Aside from a little rejiggering of the plot, the big change in this movie is the post-modernistic, metafictional jibes that seem to have been dropped into the script like those shrink-wrapped bundles of cash we used to drop in Afghanistan for the guys fighting the Taliban. Roberts has most of the acidic lines commenting on the pretentiousness of the name “Snow White,” and the fiscal irresponsibility of the villagers who used to dance all day long. The Prince has a decent line near the end about how Snow White should let him save the day, since it’s a serviceable plot that’s been “Focus grouped and everything.” For their part, the dwarves basically just banter and bicker like they’re in a sitcom. This was a lot funnier when Shrek did it over a decade ago.

And then we get to my nemesis: director Tarsem Singh. Singh–who goes by the face-punchingly pretentious monomoniker “Tarsem”–isn’t sure how to do much of anything in his movies. I’m sorry, but this guy makes fucking terrible movies. Consider his track record: The Cell; The Fall; Immortals and now this. Yeah, the guy’s films are incredibly distinctive visually, but they have absolutely nothing else going for them! In M2, he rips off the hyper-artificial winter fairy-tale land from Burton’s Sleepy Hollow, but he has no idea what to do with his actors, how to get decent performance out of them, or even how to move them around on his, like, three sets.

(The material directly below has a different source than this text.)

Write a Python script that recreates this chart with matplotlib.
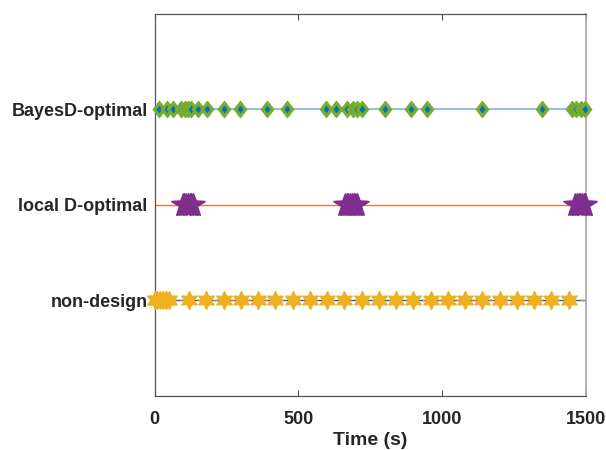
import matplotlib
matplotlib.use("Agg")
import matplotlib.pyplot as plt
from matplotlib.path import Path

# design points (s)
bayes_times = [16, 43, 64, 92, 107, 117, 126, 151, 182, 240, 298, 390, 460,
               596, 630, 670, 690, 705, 722, 802, 890, 948, 1139, 1347,
               1450, 1465, 1483, 1498]
local_times = [98, 104, 110, 116, 122, 128, 134,
               662, 668, 674, 680, 686, 692, 698, 704,
               1462, 1468, 1474, 1480, 1486, 1492, 1498]
nondesign_times = [0, 10, 20, 30, 40, 50] + [120 + 60 * i for i in range(23)]

row_labels = ['non-design', 'local D-optimal', 'BayesD-optimal']
row_pos = [1, 2, 3]
x_ticks = [0, 500, 1000, 1500]

GREEN = '#77AC30'
BLUE = '#0072BD'
PURPLE = '#7E2F8E'
YELLOW = '#EDB120'
ORANGE = '#E07B3A'
LIGHTBLUE = '#8FC4EA'

plt.rcParams['font.family'] = ['Liberation Sans', 'DejaVu Sans']

diamond = Path([(0, 1), (0.78, 0), (0, -1), (-0.78, 0), (0, 1)],
               [Path.MOVETO, Path.LINETO, Path.LINETO, Path.LINETO, Path.CLOSEPOLY])

fig = plt.figure(figsize=(6.06, 4.5), dpi=100)
ax = fig.add_axes([0.255, 0.12, 0.712, 0.849])

# row lines
ax.plot([0, 1500], [3, 3], color=LIGHTBLUE, lw=1.5, zorder=1)
ax.plot([0, 1500], [2, 2], color=ORANGE, lw=1.0, zorder=1)
ax.plot([0, 1500], [1, 1], color=BLUE, lw=1.0, zorder=1)
ax.plot([0, 1500], [1, 1], color=ORANGE, lw=1.0, ls=(0, (3, 3)), zorder=1)

# non-design: hexagrams
ax.plot(nondesign_times, [1] * len(nondesign_times), ls='none',
        marker=(6, 1, 0), ms=13, color=YELLOW, mec=YELLOW, clip_on=False, zorder=3)

# local D-optimal: pentagrams
ax.plot(local_times, [2] * len(local_times), ls='none',
        marker='*', ms=17.5, color=PURPLE, mec=PURPLE, clip_on=False, zorder=3)

# BayesD-optimal: green diamond with blue centre, one point at a time
for t in bayes_times:
    ax.plot([t], [3], ls='none', marker=diamond, ms=11.5, color=GREEN,
            mec=GREEN, mew=1.0, clip_on=False, zorder=3)
    ax.plot([t], [3], ls='none', marker=diamond, ms=5.5, color=BLUE,
            mec=BLUE, mew=0, clip_on=False, zorder=3)

ax.set_xlim(0, 1500)
ax.set_ylim(0, 4)
ax.set_xticks(x_ticks)
ax.set_yticks(row_pos)
ax.set_yticklabels(row_labels)
ax.set_xlabel('Time (s)', fontsize=14, fontweight='bold', labelpad=3)

for lab in ax.get_xticklabels() + ax.get_yticklabels():
    lab.set_fontweight('bold')
    lab.set_fontsize(13)
    lab.set_color('#262626')
ax.xaxis.label.set_color('#262626')

ax.tick_params(axis='x', direction='in', length=4, width=0.8, color='#555555',
               pad=11, top=True)
ax.tick_params(axis='y', length=0, pad=5)

for side in ('left', 'bottom', 'top'):
    ax.spines[side].set_color('#555555')
    ax.spines[side].set_linewidth(0.9)
ax.spines['right'].set_color('#AAAAAA')
ax.spines['right'].set_linewidth(1.3)

fig.savefig('out.png', dpi=100)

"What am I doing here? Seriously why am I in this movie?"

Consequently, any given scene is only as successful as the actors in it. Roberts generally gets off okay, basically vamping around and being bitchy to a suitably-satisfying Nathan Lane (Roberts and Lane are also the only two actors who seem to have any comedic timing, while everyone else falls prey to Tarsem’s complete ignorance of pacing). But poor Hammer is completely adrift, acting frantically and trying to understand what tone he should be going for.

Lily Collins "acting"...

But the true sucking black hole in this movie is Lily Collins’ simply atrocious performance as Snow White. Wait, did I say “performance”? No, see, that implies she did something other than stand stiffly and recite dialogue in a wooden, largely-inflectionless tone. Holy crap, she is bad. I can’t put into words how bad she is. If she was cast in a Twilight movie, the other actors would make fun of her. Even Taylor Lautner. Taylor Lautner! I don’t know why they even bothered to cast her in this. They could have replaced her with a life-sized Mold-o-Rama figure and gotten a comparable performance.

Lilly Collins "acting"...

Finally, this movie features two amazing Did I just Effing See that? moments. The first comes when Roberts’ Evil Queen undergoes her beauty regimen. It begins with sparrow crap being slathered on her face, but as your brain is processing the fact that Oscar-winning actress Julia Roberts is letting people smear birdshit on her face, we get a series of quick-cuts of gross stuff and icky creatures like maggots and grubs being applied to her naked body. It happens pretty quickly, but I’m pretty sure it’s suggested that a scorpion is put in her cooch.

Lily Collins "acting"...

The second takes us into closing credits, when Snow White, after dispatching the Evil Queen (spoiler?) stares at the assembled wedding party queerly, then unexpectedly busts into an updated version of Iranian singer Googoosh’s “I Believe in Love.” Eventually, everyone joins her for a Bollywood-style dance number, but not before they break character and look around the set as if to say, “Is she having a stroke?” Also, the heavily-Autotuned voice coming out of Collins’ mouth sounds nothing like her normal speaking voice. Nice touch, that.

The only surprising thing about Mirror, Mirror is that it does nothing to soften the cruel edge of the fairy tale, which is, essentially, if you are not young and white you have no worth. It’s almost shocking how ageist and racist the message is, but then again, that’s pretty much Hollywood’s mission statement, isn’t it?

Just stop it. Stop trying...can't you see that you're hideous?